§ Instructions to follow
Reproduce exactly the lines below, from the first through the one containing "5.77, 6.18, 6.47, 6.64, 6.75, 6.79, 6.8, 6.8]", and nothing more.

§ Given material
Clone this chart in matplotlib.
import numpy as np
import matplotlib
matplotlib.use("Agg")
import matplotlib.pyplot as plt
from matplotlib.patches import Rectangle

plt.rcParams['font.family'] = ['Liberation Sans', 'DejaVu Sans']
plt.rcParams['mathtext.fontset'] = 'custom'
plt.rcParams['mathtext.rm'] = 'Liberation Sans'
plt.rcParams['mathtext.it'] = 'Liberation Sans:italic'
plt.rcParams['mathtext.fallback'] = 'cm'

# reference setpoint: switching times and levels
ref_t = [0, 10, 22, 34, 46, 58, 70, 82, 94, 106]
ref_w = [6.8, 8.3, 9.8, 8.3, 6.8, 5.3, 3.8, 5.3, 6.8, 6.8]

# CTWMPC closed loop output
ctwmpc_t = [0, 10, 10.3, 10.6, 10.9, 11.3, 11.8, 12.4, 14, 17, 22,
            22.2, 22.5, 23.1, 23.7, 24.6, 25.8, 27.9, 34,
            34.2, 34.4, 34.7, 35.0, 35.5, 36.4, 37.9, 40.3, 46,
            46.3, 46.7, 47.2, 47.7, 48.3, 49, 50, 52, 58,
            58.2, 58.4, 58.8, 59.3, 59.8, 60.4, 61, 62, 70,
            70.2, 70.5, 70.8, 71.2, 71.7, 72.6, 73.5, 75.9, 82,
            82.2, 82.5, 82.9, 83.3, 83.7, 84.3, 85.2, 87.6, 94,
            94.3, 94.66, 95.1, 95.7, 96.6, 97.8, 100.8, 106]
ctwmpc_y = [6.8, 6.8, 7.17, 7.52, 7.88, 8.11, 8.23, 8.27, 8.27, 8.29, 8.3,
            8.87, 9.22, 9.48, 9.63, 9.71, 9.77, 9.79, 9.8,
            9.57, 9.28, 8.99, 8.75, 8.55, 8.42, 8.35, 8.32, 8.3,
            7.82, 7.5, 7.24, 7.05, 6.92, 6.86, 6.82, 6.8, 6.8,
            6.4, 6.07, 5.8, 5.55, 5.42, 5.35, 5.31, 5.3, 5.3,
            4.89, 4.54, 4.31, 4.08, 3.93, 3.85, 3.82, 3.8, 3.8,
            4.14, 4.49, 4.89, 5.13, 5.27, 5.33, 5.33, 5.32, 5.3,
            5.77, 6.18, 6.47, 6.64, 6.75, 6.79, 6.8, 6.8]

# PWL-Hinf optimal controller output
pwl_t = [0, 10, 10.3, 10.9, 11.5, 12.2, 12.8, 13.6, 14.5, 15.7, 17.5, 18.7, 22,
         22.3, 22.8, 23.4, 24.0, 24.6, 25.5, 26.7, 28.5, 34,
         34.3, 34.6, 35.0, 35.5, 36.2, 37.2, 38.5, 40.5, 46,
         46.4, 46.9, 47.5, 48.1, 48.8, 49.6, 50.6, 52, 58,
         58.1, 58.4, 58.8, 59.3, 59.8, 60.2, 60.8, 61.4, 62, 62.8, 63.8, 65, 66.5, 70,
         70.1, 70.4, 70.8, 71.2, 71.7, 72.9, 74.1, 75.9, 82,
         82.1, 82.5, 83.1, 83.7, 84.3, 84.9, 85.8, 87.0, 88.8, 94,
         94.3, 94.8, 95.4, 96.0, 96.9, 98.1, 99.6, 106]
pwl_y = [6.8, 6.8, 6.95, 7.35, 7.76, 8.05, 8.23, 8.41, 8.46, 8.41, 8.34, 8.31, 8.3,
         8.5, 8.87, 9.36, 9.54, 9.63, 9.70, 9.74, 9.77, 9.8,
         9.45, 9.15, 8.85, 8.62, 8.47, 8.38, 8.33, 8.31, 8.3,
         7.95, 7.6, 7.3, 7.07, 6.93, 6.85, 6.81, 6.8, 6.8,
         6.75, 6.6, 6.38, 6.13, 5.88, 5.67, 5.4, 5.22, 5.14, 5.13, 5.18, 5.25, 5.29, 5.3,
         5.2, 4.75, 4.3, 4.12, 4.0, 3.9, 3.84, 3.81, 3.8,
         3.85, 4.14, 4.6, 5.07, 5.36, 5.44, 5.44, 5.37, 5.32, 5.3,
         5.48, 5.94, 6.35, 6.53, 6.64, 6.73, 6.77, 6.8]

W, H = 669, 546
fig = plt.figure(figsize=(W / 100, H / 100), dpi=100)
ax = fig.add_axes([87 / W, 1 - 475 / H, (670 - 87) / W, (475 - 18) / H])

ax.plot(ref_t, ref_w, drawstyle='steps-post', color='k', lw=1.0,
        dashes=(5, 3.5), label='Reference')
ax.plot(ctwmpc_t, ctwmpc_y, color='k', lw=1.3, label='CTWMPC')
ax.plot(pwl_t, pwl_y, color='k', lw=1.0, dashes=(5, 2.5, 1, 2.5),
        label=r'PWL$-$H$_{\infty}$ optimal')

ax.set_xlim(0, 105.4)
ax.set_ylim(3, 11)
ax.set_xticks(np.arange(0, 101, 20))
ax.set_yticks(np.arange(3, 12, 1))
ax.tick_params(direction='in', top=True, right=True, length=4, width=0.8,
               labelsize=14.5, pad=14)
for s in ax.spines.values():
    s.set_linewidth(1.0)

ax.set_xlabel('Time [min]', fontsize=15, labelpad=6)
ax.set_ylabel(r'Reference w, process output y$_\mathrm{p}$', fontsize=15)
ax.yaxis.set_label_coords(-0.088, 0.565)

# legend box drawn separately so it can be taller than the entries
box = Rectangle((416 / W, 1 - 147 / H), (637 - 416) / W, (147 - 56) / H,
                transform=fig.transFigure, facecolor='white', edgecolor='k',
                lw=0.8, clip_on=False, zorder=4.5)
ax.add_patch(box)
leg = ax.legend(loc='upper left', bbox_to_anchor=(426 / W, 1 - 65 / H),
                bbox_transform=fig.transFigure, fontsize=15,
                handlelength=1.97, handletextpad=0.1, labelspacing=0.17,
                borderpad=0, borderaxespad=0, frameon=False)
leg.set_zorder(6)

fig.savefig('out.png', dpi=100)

§ Solution to the exercise
Clone this chart in matplotlib.
import numpy as np
import matplotlib
matplotlib.use("Agg")
import matplotlib.pyplot as plt
from matplotlib.patches import Rectangle

plt.rcParams['font.family'] = ['Liberation Sans', 'DejaVu Sans']
plt.rcParams['mathtext.fontset'] = 'custom'
plt.rcParams['mathtext.rm'] = 'Liberation Sans'
plt.rcParams['mathtext.it'] = 'Liberation Sans:italic'
plt.rcParams['mathtext.fallback'] = 'cm'

# reference setpoint: switching times and levels
ref_t = [0, 10, 22, 34, 46, 58, 70, 82, 94, 106]
ref_w = [6.8, 8.3, 9.8, 8.3, 6.8, 5.3, 3.8, 5.3, 6.8, 6.8]

# CTWMPC closed loop output
ctwmpc_t = [0, 10, 10.3, 10.6, 10.9, 11.3, 11.8, 12.4, 14, 17, 22,
            22.2, 22.5, 23.1, 23.7, 24.6, 25.8, 27.9, 34,
            34.2, 34.4, 34.7, 35.0, 35.5, 36.4, 37.9, 40.3, 46,
            46.3, 46.7, 47.2, 47.7, 48.3, 49, 50, 52, 58,
            58.2, 58.4, 58.8, 59.3, 59.8, 60.4, 61, 62, 70,
            70.2, 70.5, 70.8, 71.2, 71.7, 72.6, 73.5, 75.9, 82,
            82.2, 82.5, 82.9, 83.3, 83.7, 84.3, 85.2, 87.6, 94,
            94.3, 94.66, 95.1, 95.7, 96.6, 97.8, 100.8, 106]
ctwmpc_y = [6.8, 6.8, 7.17, 7.52, 7.88, 8.11, 8.23, 8.27, 8.27, 8.29, 8.3,
            8.87, 9.22, 9.48, 9.63, 9.71, 9.77, 9.79, 9.8,
            9.57, 9.28, 8.99, 8.75, 8.55, 8.42, 8.35, 8.32, 8.3,
            7.82, 7.5, 7.24, 7.05, 6.92, 6.86, 6.82, 6.8, 6.8,
            6.4, 6.07, 5.8, 5.55, 5.42, 5.35, 5.31, 5.3, 5.3,
            4.89, 4.54, 4.31, 4.08, 3.93, 3.85, 3.82, 3.8, 3.8,
            4.14, 4.49, 4.89, 5.13, 5.27, 5.33, 5.33, 5.32, 5.3,
            5.77, 6.18, 6.47, 6.64, 6.75, 6.79, 6.8, 6.8]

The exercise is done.